Por Maurício Costa Romão*

As reformas eleitorais são sempre necessárias para promover ajustes que a dinâmica social e política requerem. Quando, entretanto, elas são realizadas com o fito exclusivo de socorrer parlamentares com dificuldades de reeleição e dar sobrevida financeira a partidos impossibilitados de atenderem aos requisitos de desempenho eleitoral, então elas são casuísticas e uma agressão à democracia representativa.

É exatamente o caso desta reforma eleitoral em discussão na Câmara dos Deputados, no que concerne ao sistema de voto, cuja base norteadora veio à tona através do relatório da deputada Renata Abreu apresentado esta semana à comissão especial que trata do assunto.

No laboratório de experimentos de sistemas eleitorais em que o país se está transformando, a relatora já defendeu quatro propostas, três para substituir o modelo proporcional vigente e uma para mudar o sistema de voto majoritário: (1) distritão proporcional; (2) distritão misto; (3) distritão e (4) voto alternativo, esta última para eleição majoritária.

(1) distritão proporcional: metade dos parlamentares é eleita pelo sistema majoritário nos distritos plurinominais (os representantes mais votados por estado são eleitos) e a outra metade pelo sistema proporcional de lista aberta;

(2) distritão misto: parte dos representantes é eleita pelo mecanismo majoritário em distritos uninominais (apenas um representante é eleito por distrito), e a outra parte pelo sistema proporcional de lista aberta.

(3) distritão: variante magnificada do modelo majoritário distrital puro, em que a circunscrição eleitoral é um grande distrito (o estado, o município).

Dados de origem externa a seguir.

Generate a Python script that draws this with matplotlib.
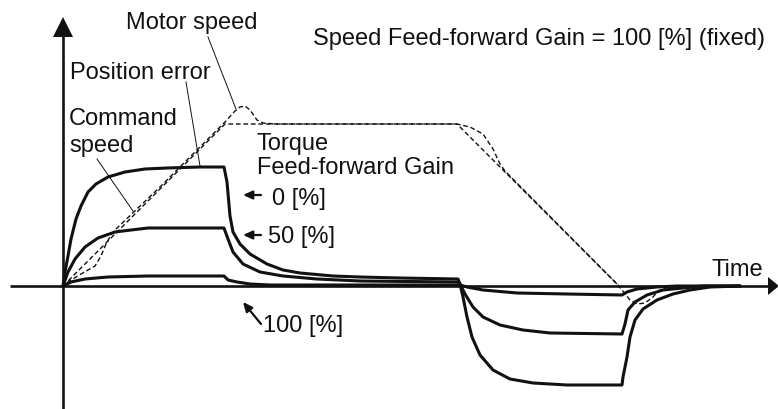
import matplotlib
matplotlib.use("Agg")
import matplotlib.pyplot as plt

plt.rcParams['font.family'] = ['Liberation Sans', 'DejaVu Sans']

# Position error traces for each torque feed-forward gain (time, error)
err_t_gain0 = [0, 2, 5, 8, 13, 18, 25, 33, 45, 62, 82, 104, 137, 161,
               164, 167, 170, 177, 187, 204, 220, 237, 270, 297, 337, 395,
               397, 400, 404, 409, 417, 430, 447, 470, 504, 559,
               560, 564, 567, 572, 580, 594, 610, 627, 647, 677]
err_v_gain0 = [0, 14, 30, 47, 67, 80, 94, 102, 109, 114, 117, 118, 119, 119,
               104, 70, 54, 42, 32, 22, 16, 13, 10, 9, 8, 7,
               2, -11, -31, -51, -69, -84, -93, -97, -99, -99,
               -91, -71, -51, -34, -23, -14, -8, -4, -1, 0]

err_t_gain50 = [0, 5, 12, 22, 35, 52, 68, 85, 117, 161,
                165, 170, 180, 197, 220, 254, 297, 395,
                397, 402, 410, 420, 437, 460, 487, 559,
                562, 565, 572, 584, 600, 620, 640, 677]
err_v_gain50 = [0, 14, 27, 39, 48, 54, 56, 58, 58, 58,
                47, 34, 22, 14, 10, 7, 5, 4,
                2, -8, -21, -31, -39, -44, -47, -48,
                -38, -24, -16, -9, -4, -2, 0, 0]

err_t_gain100 = [0, 8, 22, 45, 85, 161,
                 165, 174, 187, 207, 395,
                 397, 404, 420, 454, 504, 559,
                 564, 574, 594, 614, 677]
err_v_gain100 = [0, 4, 7, 9, 10, 10,
                 6, 4, 2, 1, 1,
                 1, -1, -4, -7, -8, -9,
                 -6, -3, -1, 0, 0]

# Speed profiles (time, speed)
cmd_t = [0, 162, 394, 556]
cmd_v = [0, 162, 162, 0]

motor_t = [0, 5, 18, 32, 38, 43, 48, 53, 97, 137, 162, 172, 177, 182, 187,
           194, 200, 212, 394, 407, 420, 430, 437, 442, 554, 559, 567, 574,
           582, 590, 595, 602, 617]
motor_v = [0, 4, 12, 20, 30, 42, 51, 57, 99, 139, 164, 175, 179, 180, 176,
           166, 163, 162, 162, 159, 152, 137, 122, 115, 2, -4, -14, -18,
           -17, -11, -5, -2, 0]

gain_labels = ["0 [%]", "50 [%]", "100 [%]"]

fig = plt.figure(figsize=(7.78, 4.10), dpi=100)
ax = fig.add_axes([0, 0, 1, 1])
ax.set_xlim(-63, 715)
ax.set_ylim(-123, 287)
ax.axis("off")

ink = "#111111"
fs = 17

# Coordinate axes with arrow heads
ax.plot([0, 0], [-130, 252], color=ink, lw=1.9, solid_capstyle="butt")
ax.fill([-10, 10, 0], [249, 249, 269], color=ink, lw=0)
ax.plot([-53, 707], [0, 0], color=ink, lw=1.9, solid_capstyle="butt")
ax.fill([705, 705, 716], [9, -9, 0], color=ink, lw=0)

# Speed curves (dashed)
ax.plot(cmd_t, cmd_v, color=ink, lw=1.0, linestyle=(0, (3.4, 2.0)))
ax.plot(motor_t, motor_v, color=ink, lw=1.0, linestyle=(1.5, (3.4, 2.0)))

# Position error curves
for t, v in [(err_t_gain0, err_v_gain0), (err_t_gain50, err_v_gain50),
             (err_t_gain100, err_v_gain100)]:
    ax.plot(t, v, color=ink, lw=2.2, solid_joinstyle="round",
            solid_capstyle="round")

# Leader lines
ax.plot([145, 173], [249, 177], color=ink, lw=0.7)
ax.plot([123, 137], [204, 120], color=ink, lw=0.7)
ax.plot([34, 70], [127, 75], color=ink, lw=0.7)

# Labels
ax.text(63, 258, "Motor speed", fontsize=fs, ha="left", va="baseline", color=ink)
ax.text(250, 242, "Speed Feed-forward Gain = 100 [%] (fixed)", fontsize=fs,
        ha="left", va="baseline", color=ink)
ax.text(7, 208, "Position error", fontsize=fs, ha="left", va="baseline", color=ink)
ax.text(6, 162, "Command", fontsize=fs, ha="left", va="baseline", color=ink)
ax.text(6, 135, "speed", fontsize=fs, ha="left", va="baseline", color=ink)
ax.text(194, 137, "Torque", fontsize=fs, ha="left", va="baseline", color=ink)
ax.text(194, 113, "Feed-forward Gain", fontsize=fs, ha="left", va="baseline", color=ink)
ax.text(649, 11, "Time", fontsize=fs, ha="left", va="baseline", color=ink)

ax.text(209, 82, gain_labels[0], fontsize=fs, ha="left", va="baseline", color=ink)
ax.text(205, 44, gain_labels[1], fontsize=fs, ha="left", va="baseline", color=ink)
ax.text(200, -45, gain_labels[2], fontsize=fs, ha="left", va="baseline", color=ink)

arrow_style = dict(arrowstyle="-|>,head_length=0.55,head_width=0.25",
                   color=ink, lw=1.6, shrinkA=0, shrinkB=0)
ax.annotate("", xy=(180, 91), xytext=(198, 91), arrowprops=arrow_style)
ax.annotate("", xy=(180, 51), xytext=(198, 51), arrowprops=arrow_style)
ax.annotate("", xy=(180, -16), xytext=(198, -38), arrowprops=arrow_style)

fig.savefig("out.png", dpi=100)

Os representantes mais votados do grande distrito são eleitos;

(4) voto alternativo: o eleitor vota ordenando suas preferências, colocando o numeral 1 ao lado do nome do seu favorito, o numeral 2 ao lado do nome da sua segunda opção, e assim sucessivamente. Ao final, se nenhum candidato alcançar mais de 50% dos votos, elimina-se o menos votado da lista e se transferem os votos da sua segunda opção para os demais concorrentes. Se ainda assim ninguém ultrapassar os 50% dos votos, faz-se nova rodada, eliminando-se o penúltimo da lista e transferindo seus votos para os outros candidatos. O processo continua até que um dos candidatos obtenha mais da metade dos votos válidos.

Na apresentação do seu parecer final, a relatora diz que tentou obter consenso em torno desses modelos e não conseguiu. Por isso, fixou-se no distritão para 2022 e no distritão misto para as eleições de 2024 em diante, remetendo a matéria à decisão de voto na comissão.

Não é de surpreender que tais proposituras tenham encontrado obstáculos de aceitação interna corporis. São esdrúxulas e complexas mutações dos modelos eleitorais tradicionais, inapropriadas para a realidade federativa brasileira de eleições municipais e gerais, estas com mais de um cargo parlamentar em disputa simultaneamente.

Ademais, questiona-se a mudança do atual sistema proporcional de voto, que passou por importantes modificações na reforma eleitoral de 2017, celebrada urbi et orbi como bastante promissora para alcance de maior qualidade no sistema político-partidário do país, tendo, inclusive, dado mostras dessa perspectiva na eleição do ano passado.

Tudo isso sem mencionar a intempestividade de se discutir mudança tão drástica para o país, de sistema de voto, de forma açodada, premida pela espada de Dâmocles da anualidade, sem transparência, sem nenhum debate com a sociedade, e em meio à grave crise pandêmica.

Nunca os representantes parlamentares agrediram tanto o bom senso e estiveram tão distantes da agenda prioritária da população.